■ **What to do**
Your task is to copy the listing exactly. Drop any pictures from the copy.
— Start of Information provided —
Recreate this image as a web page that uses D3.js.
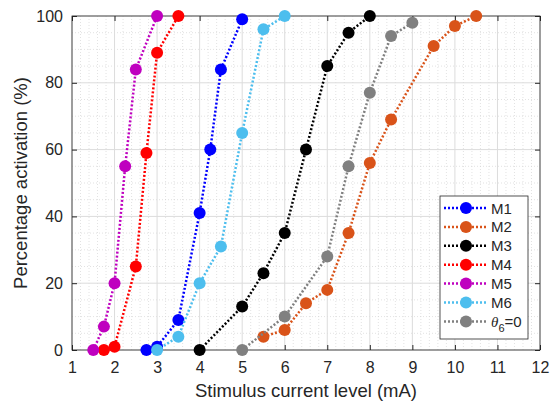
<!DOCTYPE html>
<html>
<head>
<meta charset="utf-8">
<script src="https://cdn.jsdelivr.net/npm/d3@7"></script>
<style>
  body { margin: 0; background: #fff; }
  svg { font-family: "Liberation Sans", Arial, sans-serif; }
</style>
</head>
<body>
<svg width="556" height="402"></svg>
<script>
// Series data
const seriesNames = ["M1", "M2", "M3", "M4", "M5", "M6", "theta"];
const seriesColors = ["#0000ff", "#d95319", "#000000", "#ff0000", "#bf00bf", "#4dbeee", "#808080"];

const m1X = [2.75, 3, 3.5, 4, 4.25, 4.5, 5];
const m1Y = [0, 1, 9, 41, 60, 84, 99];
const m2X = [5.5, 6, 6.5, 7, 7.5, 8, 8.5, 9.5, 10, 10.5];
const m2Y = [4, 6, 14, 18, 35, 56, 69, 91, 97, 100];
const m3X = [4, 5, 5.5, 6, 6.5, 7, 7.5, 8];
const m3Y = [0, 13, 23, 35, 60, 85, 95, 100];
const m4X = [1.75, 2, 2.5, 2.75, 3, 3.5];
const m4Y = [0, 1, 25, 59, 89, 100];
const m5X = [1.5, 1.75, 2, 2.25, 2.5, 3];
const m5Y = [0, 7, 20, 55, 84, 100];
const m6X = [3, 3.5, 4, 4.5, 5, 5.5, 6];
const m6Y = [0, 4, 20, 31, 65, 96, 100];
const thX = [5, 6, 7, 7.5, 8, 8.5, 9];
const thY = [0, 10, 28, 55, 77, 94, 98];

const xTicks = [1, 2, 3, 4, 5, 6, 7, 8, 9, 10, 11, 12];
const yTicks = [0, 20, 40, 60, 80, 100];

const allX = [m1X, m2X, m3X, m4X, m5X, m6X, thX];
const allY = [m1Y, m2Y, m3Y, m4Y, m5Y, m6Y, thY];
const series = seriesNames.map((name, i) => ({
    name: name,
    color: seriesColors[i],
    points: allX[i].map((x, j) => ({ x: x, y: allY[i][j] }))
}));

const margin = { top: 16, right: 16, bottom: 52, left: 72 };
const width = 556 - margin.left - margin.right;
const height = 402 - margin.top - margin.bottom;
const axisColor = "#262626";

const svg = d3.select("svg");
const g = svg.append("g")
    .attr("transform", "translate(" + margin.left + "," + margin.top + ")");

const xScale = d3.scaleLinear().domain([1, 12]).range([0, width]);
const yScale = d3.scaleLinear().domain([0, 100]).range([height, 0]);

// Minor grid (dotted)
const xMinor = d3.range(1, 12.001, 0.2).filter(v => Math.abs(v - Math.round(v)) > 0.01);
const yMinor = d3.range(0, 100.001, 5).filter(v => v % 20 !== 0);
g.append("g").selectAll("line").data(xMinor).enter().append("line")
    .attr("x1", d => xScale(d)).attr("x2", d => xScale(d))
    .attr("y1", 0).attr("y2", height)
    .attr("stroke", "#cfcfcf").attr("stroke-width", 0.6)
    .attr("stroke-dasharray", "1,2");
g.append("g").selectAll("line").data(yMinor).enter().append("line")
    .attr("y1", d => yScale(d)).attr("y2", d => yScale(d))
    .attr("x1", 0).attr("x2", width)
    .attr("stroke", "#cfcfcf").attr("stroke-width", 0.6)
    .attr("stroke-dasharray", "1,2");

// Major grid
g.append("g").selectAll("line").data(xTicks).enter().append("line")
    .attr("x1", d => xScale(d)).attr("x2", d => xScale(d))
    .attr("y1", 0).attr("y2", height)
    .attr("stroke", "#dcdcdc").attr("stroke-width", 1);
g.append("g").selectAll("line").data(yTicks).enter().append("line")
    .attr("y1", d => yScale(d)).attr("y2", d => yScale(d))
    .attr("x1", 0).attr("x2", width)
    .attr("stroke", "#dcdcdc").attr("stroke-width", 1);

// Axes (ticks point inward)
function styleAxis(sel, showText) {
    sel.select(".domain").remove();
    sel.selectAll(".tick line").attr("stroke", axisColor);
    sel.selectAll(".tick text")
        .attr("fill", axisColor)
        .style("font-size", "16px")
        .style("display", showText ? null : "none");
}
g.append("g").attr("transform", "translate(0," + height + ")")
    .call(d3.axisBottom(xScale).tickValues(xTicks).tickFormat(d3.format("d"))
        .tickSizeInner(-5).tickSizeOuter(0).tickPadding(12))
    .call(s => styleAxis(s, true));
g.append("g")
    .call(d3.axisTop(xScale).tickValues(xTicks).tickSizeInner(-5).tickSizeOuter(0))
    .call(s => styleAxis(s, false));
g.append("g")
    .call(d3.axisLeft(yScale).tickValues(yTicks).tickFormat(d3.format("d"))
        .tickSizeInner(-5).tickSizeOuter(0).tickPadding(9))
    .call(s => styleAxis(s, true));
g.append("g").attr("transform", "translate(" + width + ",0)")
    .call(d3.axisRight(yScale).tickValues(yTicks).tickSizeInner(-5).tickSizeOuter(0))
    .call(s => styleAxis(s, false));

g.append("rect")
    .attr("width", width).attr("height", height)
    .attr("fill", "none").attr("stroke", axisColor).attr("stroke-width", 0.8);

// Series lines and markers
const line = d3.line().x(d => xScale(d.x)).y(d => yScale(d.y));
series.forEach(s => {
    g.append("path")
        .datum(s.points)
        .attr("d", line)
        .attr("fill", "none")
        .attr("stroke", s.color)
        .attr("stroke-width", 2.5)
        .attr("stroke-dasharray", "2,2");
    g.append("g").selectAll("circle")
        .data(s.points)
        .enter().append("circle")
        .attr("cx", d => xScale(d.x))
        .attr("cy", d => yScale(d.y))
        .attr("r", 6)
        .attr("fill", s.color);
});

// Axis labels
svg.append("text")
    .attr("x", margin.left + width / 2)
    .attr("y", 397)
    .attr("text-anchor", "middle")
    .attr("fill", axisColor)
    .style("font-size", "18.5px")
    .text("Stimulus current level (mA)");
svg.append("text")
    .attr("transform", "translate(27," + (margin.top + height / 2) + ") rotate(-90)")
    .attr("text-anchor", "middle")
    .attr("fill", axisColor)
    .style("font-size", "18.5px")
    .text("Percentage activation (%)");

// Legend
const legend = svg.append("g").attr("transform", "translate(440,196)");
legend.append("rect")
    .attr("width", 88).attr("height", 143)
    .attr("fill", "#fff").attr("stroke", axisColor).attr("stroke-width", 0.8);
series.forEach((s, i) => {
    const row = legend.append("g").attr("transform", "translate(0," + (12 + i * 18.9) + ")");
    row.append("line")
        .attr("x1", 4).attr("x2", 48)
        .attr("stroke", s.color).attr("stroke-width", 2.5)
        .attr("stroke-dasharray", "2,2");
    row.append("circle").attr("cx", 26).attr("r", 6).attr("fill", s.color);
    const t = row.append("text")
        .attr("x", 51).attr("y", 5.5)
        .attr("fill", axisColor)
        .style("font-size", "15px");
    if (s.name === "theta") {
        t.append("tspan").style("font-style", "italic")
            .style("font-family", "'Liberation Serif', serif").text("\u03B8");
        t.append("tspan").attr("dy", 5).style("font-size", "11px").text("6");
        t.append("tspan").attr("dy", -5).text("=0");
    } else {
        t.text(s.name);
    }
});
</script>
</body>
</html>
— End of Information provided —
■ **Answer**
Recreate this image as a web page that uses D3.js.
<!DOCTYPE html>
<html>
<head>
<meta charset="utf-8">
<script src="https://cdn.jsdelivr.net/npm/d3@7"></script>
<style>
  body { margin: 0; background: #fff; }
  svg { font-family: "Liberation Sans", Arial, sans-serif; }
</style>
</head>
<body>
<svg width="556" height="402"></svg>
<script>
// Series data
const seriesNames = ["M1", "M2", "M3", "M4", "M5", "M6", "theta"];
const seriesColors = ["#0000ff", "#d95319", "#000000", "#ff0000", "#bf00bf", "#4dbeee", "#808080"];

const m1X = [2.75, 3, 3.5, 4, 4.25, 4.5, 5];
const m1Y = [0, 1, 9, 41, 60, 84, 99];
const m2X = [5.5, 6, 6.5, 7, 7.5, 8, 8.5, 9.5, 10, 10.5];
const m2Y = [4, 6, 14, 18, 35, 56, 69, 91, 97, 100];
const m3X = [4, 5, 5.5, 6, 6.5, 7, 7.5, 8];
const m3Y = [0, 13, 23, 35, 60, 85, 95, 100];
const m4X = [1.75, 2, 2.5, 2.75, 3, 3.5];
const m4Y = [0, 1, 25, 59, 89, 100];
const m5X = [1.5, 1.75, 2, 2.25, 2.5, 3];
const m5Y = [0, 7, 20, 55, 84, 100];
const m6X = [3, 3.5, 4, 4.5, 5, 5.5, 6];
const m6Y = [0, 4, 20, 31, 65, 96, 100];
const thX = [5, 6, 7, 7.5, 8, 8.5, 9];
const thY = [0, 10, 28, 55, 77, 94, 98];

const xTicks = [1, 2, 3, 4, 5, 6, 7, 8, 9, 10, 11, 12];
const yTicks = [0, 20, 40, 60, 80, 100];

const allX = [m1X, m2X, m3X, m4X, m5X, m6X, thX];
const allY = [m1Y, m2Y, m3Y, m4Y, m5Y, m6Y, thY];
const series = seriesNames.map((name, i) => ({
    name: name,
    color: seriesColors[i],
    points: allX[i].map((x, j) => ({ x: x, y: allY[i][j] }))
}));

const margin = { top: 16, right: 16, bottom: 52, left: 72 };
const width = 556 - margin.left - margin.right;
const height = 402 - margin.top - margin.bottom;
const axisColor = "#262626";

const svg = d3.select("svg");
const g = svg.append("g")
    .attr("transform", "translate(" + margin.left + "," + margin.top + ")");

const xScale = d3.scaleLinear().domain([1, 12]).range([0, width]);
const yScale = d3.scaleLinear().domain([0, 100]).range([height, 0]);

// Minor grid (dotted)
const xMinor = d3.range(1, 12.001, 0.2).filter(v => Math.abs(v - Math.round(v)) > 0.01);
const yMinor = d3.range(0, 100.001, 5).filter(v => v % 20 !== 0);
g.append("g").selectAll("line").data(xMinor).enter().append("line")
    .attr("x1", d => xScale(d)).attr("x2", d => xScale(d))
    .attr("y1", 0).attr("y2", height)
    .attr("stroke", "#cfcfcf").attr("stroke-width", 0.6)
    .attr("stroke-dasharray", "1,2");
g.append("g").selectAll("line").data(yMinor).enter().append("line")
    .attr("y1", d => yScale(d)).attr("y2", d => yScale(d))
    .attr("x1", 0).attr("x2", width)
    .attr("stroke", "#cfcfcf").attr("stroke-width", 0.6)
    .attr("stroke-dasharray", "1,2");

// Major grid
g.append("g").selectAll("line").data(xTicks).enter().append("line")
    .attr("x1", d => xScale(d)).attr("x2", d => xScale(d))
    .attr("y1", 0).attr("y2", height)
    .attr("stroke", "#dcdcdc").attr("stroke-width", 1);
g.append("g").selectAll("line").data(yTicks).enter().append("line")
    .attr("y1", d => yScale(d)).attr("y2", d => yScale(d))
    .attr("x1", 0).attr("x2", width)
    .attr("stroke", "#dcdcdc").attr("stroke-width", 1);

// Axes (ticks point inward)
function styleAxis(sel, showText) {
    sel.select(".domain").remove();
    sel.selectAll(".tick line").attr("stroke", axisColor);
    sel.selectAll(".tick text")
        .attr("fill", axisColor)
        .style("font-size", "16px")
        .style("display", showText ? null : "none");
}
g.append("g").attr("transform", "translate(0," + height + ")")
    .call(d3.axisBottom(xScale).tickValues(xTicks).tickFormat(d3.format("d"))
        .tickSizeInner(-5).tickSizeOuter(0).tickPadding(12))
    .call(s => styleAxis(s, true));
g.append("g")
    .call(d3.axisTop(xScale).tickValues(xTicks).tickSizeInner(-5).tickSizeOuter(0))
    .call(s => styleAxis(s, false));
g.append("g")
    .call(d3.axisLeft(yScale).tickValues(yTicks).tickFormat(d3.format("d"))
        .tickSizeInner(-5).tickSizeOuter(0).tickPadding(9))
    .call(s => styleAxis(s, true));
g.append("g").attr("transform", "translate(" + width + ",0)")
    .call(d3.axisRight(yScale).tickValues(yTicks).tickSizeInner(-5).tickSizeOuter(0))
    .call(s => styleAxis(s, false));

g.append("rect")
    .attr("width", width).attr("height", height)
    .attr("fill", "none").attr("stroke", axisColor).attr("stroke-width", 0.8);

// Series lines and markers
const line = d3.line().x(d => xScale(d.x)).y(d => yScale(d.y));
series.forEach(s => {
    g.append("path")
        .datum(s.points)
        .attr("d", line)
        .attr("fill", "none")
        .attr("stroke", s.color)
        .attr("stroke-width", 2.5)
        .attr("stroke-dasharray", "2,2");
    g.append("g").selectAll("circle")
        .data(s.points)
        .enter().append("circle")
        .attr("cx", d => xScale(d.x))
        .attr("cy", d => yScale(d.y))
        .attr("r", 6)
        .attr("fill", s.color);
});

// Axis labels
svg.append("text")
    .attr("x", margin.left + width / 2)
    .attr("y", 397)
    .attr("text-anchor", "middle")
    .attr("fill", axisColor)
    .style("font-size", "18.5px")
    .text("Stimulus current level (mA)");
svg.append("text")
    .attr("transform", "translate(27," + (margin.top + height / 2) + ") rotate(-90)")
    .attr("text-anchor", "middle")
    .attr("fill", axisColor)
    .style("font-size", "18.5px")
    .text("Percentage activation (%)");

// Legend
const legend = svg.append("g").attr("transform", "translate(440,196)");
legend.append("rect")
    .attr("width", 88).attr("height", 143)
    .attr("fill", "#fff").attr("stroke", axisColor).attr("stroke-width", 0.8);
series.forEach((s, i) => {
    const row = legend.append("g").attr("transform", "translate(0," + (12 + i * 18.9) + ")");
    row.append("line")
        .attr("x1", 4).attr("x2", 48)
        .attr("stroke", s.color).attr("stroke-width", 2.5)
        .attr("stroke-dasharray", "2,2");
    row.append("circle").attr("cx", 26).attr("r", 6).attr("fill", s.color);
    const t = row.append("text")
        .attr("x", 51).attr("y", 5.5)
        .attr("fill", axisColor)
        .style("font-size", "15px");
    if (s.name === "theta") {
        t.append("tspan").style("font-style", "italic")
            .style("font-family", "'Liberation Serif', serif").text("\u03B8");
        t.append("tspan").attr("dy", 5).style("font-size", "11px").text("6");
        t.append("tspan").attr("dy", -5).text("=0");
    } else {
        t.text(s.name);
    }
});
</script>
</body>
</html>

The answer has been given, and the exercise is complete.